Investing 101

How to Improve Stock Market Returns

Editor’s Note: When a stock’s price drops, your first instinct may be to load up on it. But it can be difficult to sort out whether or not this is the right call.

That’s why Chief Investment Strategist Alexander Green is here today. He’ll explain the stock market’s secret to higher returns and how to know when it’s time to buy.

Continue reading for Alex’s thoughts!

– Kaitlyn Hopkins, Assistant Managing Editor


We’ve all seen it before…

A company announces an earnings miss… a product recall… a reduced profit outlook… and its shares plummet.

Should you step up and buy? The best answer is not immediately.

It takes big financial institutions – banks, mutual funds, endowments, pensions, etc. – weeks to accumulate a position… and weeks to unwind one.

So bad news is often followed by weeks of institutional selling that puts pressure on the stock and makes it prudent to wait before buying the stock if – indeed – you should buy it at all.

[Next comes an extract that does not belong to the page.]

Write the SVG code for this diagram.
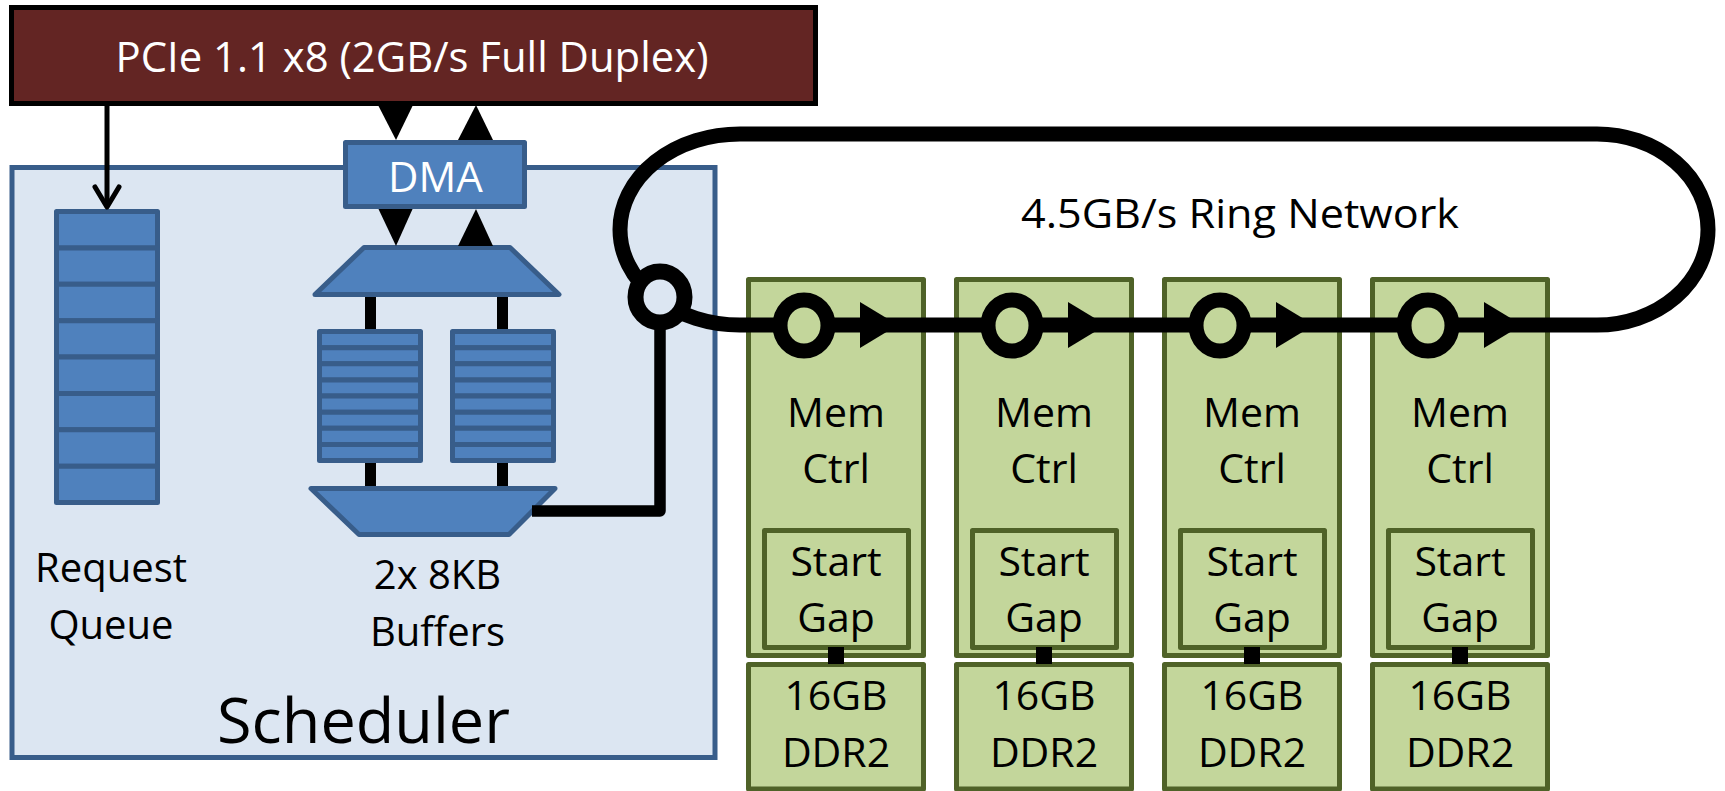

However, there is one glaring exception to this rule: when the insiders load up on the stock themselves.

Corporate executives and board members have an unfair advantage when they trade their own companies’ shares.

They have access to all sorts of material, nonpublic information about the future prospects of the business.

That’s why the federal government requires insiders to file a so-called Form 4 with the SEC, detailing how many shares they bought on what date and at what price.

So while you cannot know what the insiders know, you can at least know what they’re doing.

This is valuable intelligence indeed.

Let’s use JPMorgan Chase (NYSE: JPM) CEO Jamie Dimon as an example.

Over the past decade, he has been a sporadic buyer of his company’s stock. And his timing has been extraordinary.

At each point, he stepped up to buy when the market was punishing the shares.

For example, he bought a half-million shares in January 2009, when the financial crisis was in full swing and bank stocks were getting brutalized.

His timing wasn’t perfect. (It would be two more months before the market hit rock bottom.) But it was darn good, with shares bought as low as $22.93.

In July 2012, he bought another half-million shares, right after the stock got hammered by the London Whale trading debacle that resulted in a $6 billion loss at the bank.

And he purchased another half-million shares in January 2016 after markets tumbled on an oil price meltdown and fears that China’s economy was coming in for a hard landing.

In all, he spent $55 million to buy shares between $22.93 and $53.18.

Even after the dramatic sell-off in bank stocks in 2020, JPMorgan was substantially higher.

And plenty of other insiders at other companies loaded up on shares of the bank.

Think back to the second half of March 2020 when the market was in a full-blown meltdown.

Pundits argued back and forth about how much further the market might fall.

But corporate insiders did something entirely different. They used the market crash to make seven-figure purchases of their own companies’ shares.

In the days just before and after the March 23, 2020 bottom, for instance, Hadi Partovi – a director at Axon Enterprise (Nasdaq: AXON) – paid $55.47 a share. It grew 235% within 11 months.

Stuart Grant, an insider at Eyenovia (Nasdaq: EYEN), purchased over 900,000 shares at $2.06. It grew 224% by February 2021.

Amerco (Nasdaq: UHAL) officer Edward Shoen purchased 9,600 shares at $225.41. It gained 217% by November 2021.

Insider Clifford Sosin purchased more than 200,000 shares of Cardlytics (Nasdaq: CDLX) for as little as $30.90. It jumped 417% in 11 months.

Directors David Goeddel and Peter Svennilson each bought over 170,000 shares of NGM Biopharmaceuticals (Nasdaq: NGM) at $11.63. It spiked 174% by March 2021.

And Michael Calbert, an AutoZone (NYSE: AZO) director, bought over a million dollars of the stock at $870. It gained more than 181% in just under 21 months.

Do you see a pattern here?

Don’t get me wrong. No investor bats a thousand, regardless of his or her investment approach.

Growth stocks sometimes fail to grow. Value stocks can become – ahem – even better values. And so-called Dividend Aristocrats sometimes cut their dividends and see their share prices plunge.

But when the officers and directors who run a company buy millions of dollars’ worth of their own companies’ stock with their own money at current market prices, it doesn’t get much better than that.

If you’re looking to improve your investment returns, ride the coattails of knowledgeable insiders.

It’s the best – and safest – way to gain a reliable edge.